▶ **Given request**
Print, word for word, the opening line of the data below and every line after it through the line that contains "s.set_visible(False)", but not the pictures.

▶ **Collected material**
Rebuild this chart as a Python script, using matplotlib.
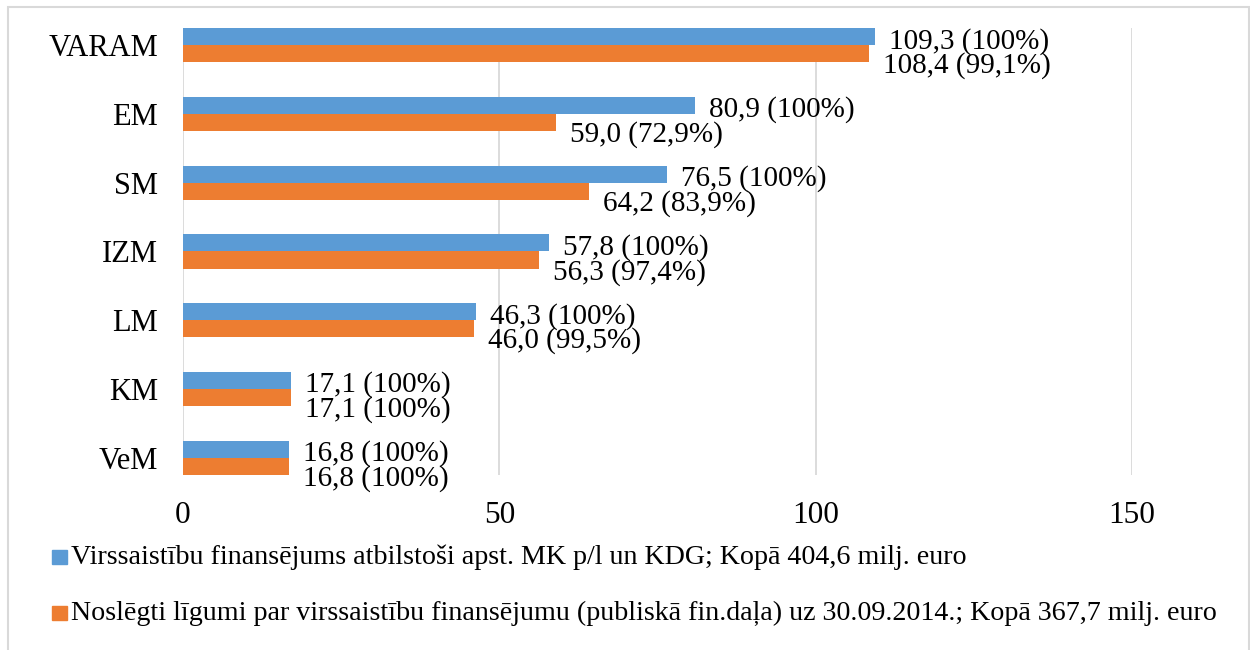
import numpy as np
import matplotlib.pyplot as plt
from matplotlib.patches import Rectangle

# data
ministries = ['VARAM', 'EM', 'SM', 'IZM', 'LM', 'KM', 'VeM']
planned = [109.3, 80.9, 76.5, 57.8, 46.3, 17.1, 16.8]
contracted = [108.4, 59.0, 64.2, 56.3, 46.0, 17.1, 16.8]
contracted_pct = ['99,1%', '72,9%', '83,9%', '97,4%', '99,5%', '100%', '100%']
x_ticks = [0, 50, 100, 150]
legend_labels = [
    'Virssaistību finansējums atbilstoši apst. MK p/l un KDG; Kopā 404,6 milj. euro',
    'Noslēgti līgumi par virssaistību finansējumu (publiskā fin.daļa) uz 30.09.2014.; Kopā 367,7 milj. euro',
]

blue = '#5B9BD5'
orange = '#ED7D31'
grid_col = '#D9D9D9'

plt.rcParams['font.family'] = ['Liberation Serif', 'DejaVu Serif']

W, H = 1250, 650
fig = plt.figure(figsize=(W / 100, H / 100), dpi=100)
ax = fig.add_axes([183 / W, 1 - 475 / H, (1132 - 183) / W, (475 - 28) / H])

y = np.arange(len(ministries))
h = 0.25
ax.barh(y - h / 2, planned, height=h, color=blue, zorder=3)
ax.barh(y + h / 2, contracted, height=h, color=orange, zorder=3)

def fmt(v):
    return f'{v:.1f}'.replace('.', ',')

# value labels, orange ones pushed a little lower like in the original
for i in range(len(ministries)):
    ax.annotate(f'{fmt(planned[i])} (100%)', (planned[i], y[i] - h / 2),
                xytext=(14, -4.5), textcoords='offset pixels',
                ha='left', va='center', fontsize=21, clip_on=False)
    ax.annotate(f'{fmt(contracted[i])} ({contracted_pct[i]})', (contracted[i], y[i] + h / 2),
                xytext=(14, -12), textcoords='offset pixels',
                ha='left', va='center', fontsize=21, clip_on=False)

ax.set_xlim(0, 150)
ax.set_ylim(len(ministries) - 0.5 - 0.25, -0.25)
ax.set_xticks(x_ticks)
ax.set_xticklabels([str(t) for t in x_ticks], fontsize=22.5)
ax.set_yticks(y)
ax.set_yticklabels(ministries, fontsize=22)
ax.tick_params(length=0)
ax.tick_params(axis='x', pad=19)
ax.tick_params(axis='y', pad=18)
ax.grid(axis='x', color=grid_col, lw=1.3, zorder=0)
for s in ax.spines.values():
    s.set_visible(False)

# legend, drawn by hand
colors = [blue, orange]
for i, lab in enumerate(legend_labels):
    yc = 557 + 56 * i
    fig.patches.append(Rectangle((52 / W, 1 - (yc + 7) / H), 15 / W, 14 / H,
                                 transform=fig.transFigure, color=colors[i]))
    fig.text(71 / W, 1 - yc / H, lab, fontsize=20.2, ha='left', va='center')

# outer border
fig.patches.append(Rectangle((8 / W, -0.01), (1249 - 8) / W, 1.01 - 7 / H,
                             transform=fig.transFigure, fill=False,
                             edgecolor=grid_col, lw=1.5))

fig.savefig('out.png', dpi=100)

▶ **Solution to this task**
Rebuild this chart as a Python script, using matplotlib.
import numpy as np
import matplotlib.pyplot as plt
from matplotlib.patches import Rectangle

# data
ministries = ['VARAM', 'EM', 'SM', 'IZM', 'LM', 'KM', 'VeM']
planned = [109.3, 80.9, 76.5, 57.8, 46.3, 17.1, 16.8]
contracted = [108.4, 59.0, 64.2, 56.3, 46.0, 17.1, 16.8]
contracted_pct = ['99,1%', '72,9%', '83,9%', '97,4%', '99,5%', '100%', '100%']
x_ticks = [0, 50, 100, 150]
legend_labels = [
    'Virssaistību finansējums atbilstoši apst. MK p/l un KDG; Kopā 404,6 milj. euro',
    'Noslēgti līgumi par virssaistību finansējumu (publiskā fin.daļa) uz 30.09.2014.; Kopā 367,7 milj. euro',
]

blue = '#5B9BD5'
orange = '#ED7D31'
grid_col = '#D9D9D9'

plt.rcParams['font.family'] = ['Liberation Serif', 'DejaVu Serif']

W, H = 1250, 650
fig = plt.figure(figsize=(W / 100, H / 100), dpi=100)
ax = fig.add_axes([183 / W, 1 - 475 / H, (1132 - 183) / W, (475 - 28) / H])

y = np.arange(len(ministries))
h = 0.25
ax.barh(y - h / 2, planned, height=h, color=blue, zorder=3)
ax.barh(y + h / 2, contracted, height=h, color=orange, zorder=3)

def fmt(v):
    return f'{v:.1f}'.replace('.', ',')

# value labels, orange ones pushed a little lower like in the original
for i in range(len(ministries)):
    ax.annotate(f'{fmt(planned[i])} (100%)', (planned[i], y[i] - h / 2),
                xytext=(14, -4.5), textcoords='offset pixels',
                ha='left', va='center', fontsize=21, clip_on=False)
    ax.annotate(f'{fmt(contracted[i])} ({contracted_pct[i]})', (contracted[i], y[i] + h / 2),
                xytext=(14, -12), textcoords='offset pixels',
                ha='left', va='center', fontsize=21, clip_on=False)

ax.set_xlim(0, 150)
ax.set_ylim(len(ministries) - 0.5 - 0.25, -0.25)
ax.set_xticks(x_ticks)
ax.set_xticklabels([str(t) for t in x_ticks], fontsize=22.5)
ax.set_yticks(y)
ax.set_yticklabels(ministries, fontsize=22)
ax.tick_params(length=0)
ax.tick_params(axis='x', pad=19)
ax.tick_params(axis='y', pad=18)
ax.grid(axis='x', color=grid_col, lw=1.3, zorder=0)
for s in ax.spines.values():
    s.set_visible(False)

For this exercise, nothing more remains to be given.